— START OF Source data —

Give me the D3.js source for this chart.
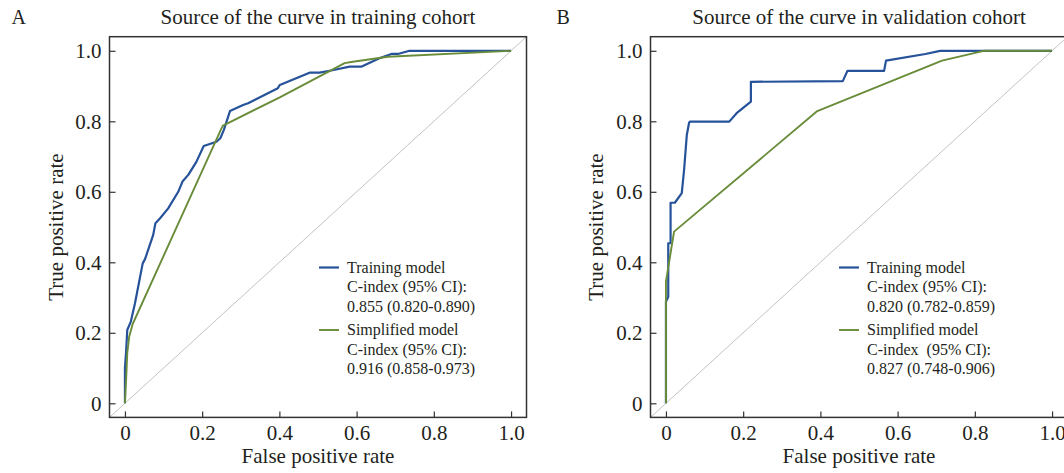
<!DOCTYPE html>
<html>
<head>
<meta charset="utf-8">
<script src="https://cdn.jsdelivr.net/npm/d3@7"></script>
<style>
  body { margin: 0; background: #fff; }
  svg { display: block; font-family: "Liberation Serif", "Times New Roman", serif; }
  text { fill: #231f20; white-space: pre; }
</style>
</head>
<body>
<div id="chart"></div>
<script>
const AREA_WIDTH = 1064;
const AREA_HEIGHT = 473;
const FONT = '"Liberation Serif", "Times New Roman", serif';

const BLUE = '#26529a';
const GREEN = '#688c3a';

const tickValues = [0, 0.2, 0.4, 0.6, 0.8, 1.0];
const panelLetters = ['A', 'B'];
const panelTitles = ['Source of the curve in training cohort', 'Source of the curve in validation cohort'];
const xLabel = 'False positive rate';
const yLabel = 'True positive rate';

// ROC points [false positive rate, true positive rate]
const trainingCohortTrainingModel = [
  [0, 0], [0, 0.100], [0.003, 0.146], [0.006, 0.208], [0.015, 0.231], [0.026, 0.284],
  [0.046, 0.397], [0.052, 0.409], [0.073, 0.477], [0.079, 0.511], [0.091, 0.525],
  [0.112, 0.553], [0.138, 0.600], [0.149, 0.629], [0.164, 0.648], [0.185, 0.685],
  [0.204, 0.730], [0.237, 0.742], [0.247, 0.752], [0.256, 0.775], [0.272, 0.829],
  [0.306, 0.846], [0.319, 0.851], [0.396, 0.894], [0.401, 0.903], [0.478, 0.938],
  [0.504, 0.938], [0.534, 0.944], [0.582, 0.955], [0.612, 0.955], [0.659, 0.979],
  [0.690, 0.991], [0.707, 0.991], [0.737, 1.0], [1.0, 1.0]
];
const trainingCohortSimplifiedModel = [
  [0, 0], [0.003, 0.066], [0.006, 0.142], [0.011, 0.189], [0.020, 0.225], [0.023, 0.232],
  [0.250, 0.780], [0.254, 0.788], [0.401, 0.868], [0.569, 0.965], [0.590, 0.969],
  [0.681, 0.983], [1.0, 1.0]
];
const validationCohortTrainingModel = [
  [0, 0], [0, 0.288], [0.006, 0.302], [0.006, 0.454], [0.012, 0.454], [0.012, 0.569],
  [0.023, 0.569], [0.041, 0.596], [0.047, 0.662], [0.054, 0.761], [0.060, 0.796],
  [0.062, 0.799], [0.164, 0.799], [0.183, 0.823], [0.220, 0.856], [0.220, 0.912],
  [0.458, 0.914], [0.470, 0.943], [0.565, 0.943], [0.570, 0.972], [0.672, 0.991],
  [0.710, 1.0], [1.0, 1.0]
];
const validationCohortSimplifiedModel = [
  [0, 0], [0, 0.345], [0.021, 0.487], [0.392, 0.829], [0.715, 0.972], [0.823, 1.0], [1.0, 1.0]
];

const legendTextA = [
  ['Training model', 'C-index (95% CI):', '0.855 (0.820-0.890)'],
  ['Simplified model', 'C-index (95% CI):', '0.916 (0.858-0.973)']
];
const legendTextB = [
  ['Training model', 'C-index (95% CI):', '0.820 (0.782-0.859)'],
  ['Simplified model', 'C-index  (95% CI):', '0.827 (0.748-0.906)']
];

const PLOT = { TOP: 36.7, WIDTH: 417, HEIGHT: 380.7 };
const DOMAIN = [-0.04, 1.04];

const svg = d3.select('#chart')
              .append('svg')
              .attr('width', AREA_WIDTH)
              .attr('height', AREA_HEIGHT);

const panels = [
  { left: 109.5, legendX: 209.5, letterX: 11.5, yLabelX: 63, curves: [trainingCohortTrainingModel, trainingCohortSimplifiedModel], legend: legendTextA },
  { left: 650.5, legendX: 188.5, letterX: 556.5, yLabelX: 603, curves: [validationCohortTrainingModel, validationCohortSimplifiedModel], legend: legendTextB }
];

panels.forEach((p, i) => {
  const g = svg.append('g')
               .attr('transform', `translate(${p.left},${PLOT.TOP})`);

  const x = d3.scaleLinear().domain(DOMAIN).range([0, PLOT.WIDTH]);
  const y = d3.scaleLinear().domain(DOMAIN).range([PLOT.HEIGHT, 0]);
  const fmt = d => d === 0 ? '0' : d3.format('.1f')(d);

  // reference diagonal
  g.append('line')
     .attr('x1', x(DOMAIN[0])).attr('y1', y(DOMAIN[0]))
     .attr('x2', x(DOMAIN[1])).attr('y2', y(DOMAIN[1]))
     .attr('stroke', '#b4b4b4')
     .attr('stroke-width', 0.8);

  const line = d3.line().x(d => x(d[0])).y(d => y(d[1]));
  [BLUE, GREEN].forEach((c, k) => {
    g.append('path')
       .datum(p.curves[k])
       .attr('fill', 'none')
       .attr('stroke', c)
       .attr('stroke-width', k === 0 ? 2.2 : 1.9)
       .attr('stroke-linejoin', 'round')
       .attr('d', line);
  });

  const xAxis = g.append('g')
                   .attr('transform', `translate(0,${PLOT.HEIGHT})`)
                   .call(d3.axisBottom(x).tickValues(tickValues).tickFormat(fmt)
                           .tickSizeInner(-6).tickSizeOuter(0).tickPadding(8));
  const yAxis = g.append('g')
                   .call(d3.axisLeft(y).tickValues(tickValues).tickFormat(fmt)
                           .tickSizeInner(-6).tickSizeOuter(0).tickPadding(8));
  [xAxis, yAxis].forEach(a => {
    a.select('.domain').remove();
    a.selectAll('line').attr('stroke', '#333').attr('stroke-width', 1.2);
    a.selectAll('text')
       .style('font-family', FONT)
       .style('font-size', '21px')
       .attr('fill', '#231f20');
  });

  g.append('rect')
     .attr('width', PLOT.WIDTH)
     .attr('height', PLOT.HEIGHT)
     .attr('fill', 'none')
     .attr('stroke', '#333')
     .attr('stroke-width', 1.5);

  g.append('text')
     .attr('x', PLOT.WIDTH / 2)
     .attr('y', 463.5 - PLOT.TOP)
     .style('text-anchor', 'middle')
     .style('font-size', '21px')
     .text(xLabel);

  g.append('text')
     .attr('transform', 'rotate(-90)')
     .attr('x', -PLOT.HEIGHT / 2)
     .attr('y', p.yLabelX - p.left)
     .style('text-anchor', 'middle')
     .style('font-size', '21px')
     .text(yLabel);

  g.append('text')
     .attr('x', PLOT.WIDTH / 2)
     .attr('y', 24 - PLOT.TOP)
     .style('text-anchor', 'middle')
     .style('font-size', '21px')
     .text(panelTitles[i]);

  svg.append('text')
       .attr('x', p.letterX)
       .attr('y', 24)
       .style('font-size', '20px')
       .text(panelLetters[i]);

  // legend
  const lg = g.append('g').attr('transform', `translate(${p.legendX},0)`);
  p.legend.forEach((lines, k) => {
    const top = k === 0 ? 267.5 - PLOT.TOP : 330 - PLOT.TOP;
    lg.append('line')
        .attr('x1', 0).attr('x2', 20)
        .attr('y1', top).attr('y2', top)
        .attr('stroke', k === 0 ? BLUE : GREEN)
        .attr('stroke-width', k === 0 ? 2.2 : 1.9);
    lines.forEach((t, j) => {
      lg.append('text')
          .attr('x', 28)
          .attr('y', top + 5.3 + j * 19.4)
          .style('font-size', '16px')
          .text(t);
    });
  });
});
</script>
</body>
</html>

— END OF Source data —

What needs to be done =>
Write out an exact copy of the listing, first line through the line containing "const yLabel = 'True positive rate';", with the pictures left out.

Task result =>
Give me the D3.js source for this chart.
<!DOCTYPE html>
<html>
<head>
<meta charset="utf-8">
<script src="https://cdn.jsdelivr.net/npm/d3@7"></script>
<style>
  body { margin: 0; background: #fff; }
  svg { display: block; font-family: "Liberation Serif", "Times New Roman", serif; }
  text { fill: #231f20; white-space: pre; }
</style>
</head>
<body>
<div id="chart"></div>
<script>
const AREA_WIDTH = 1064;
const AREA_HEIGHT = 473;
const FONT = '"Liberation Serif", "Times New Roman", serif';

const BLUE = '#26529a';
const GREEN = '#688c3a';

const tickValues = [0, 0.2, 0.4, 0.6, 0.8, 1.0];
const panelLetters = ['A', 'B'];
const panelTitles = ['Source of the curve in training cohort', 'Source of the curve in validation cohort'];
const xLabel = 'False positive rate';
const yLabel = 'True positive rate';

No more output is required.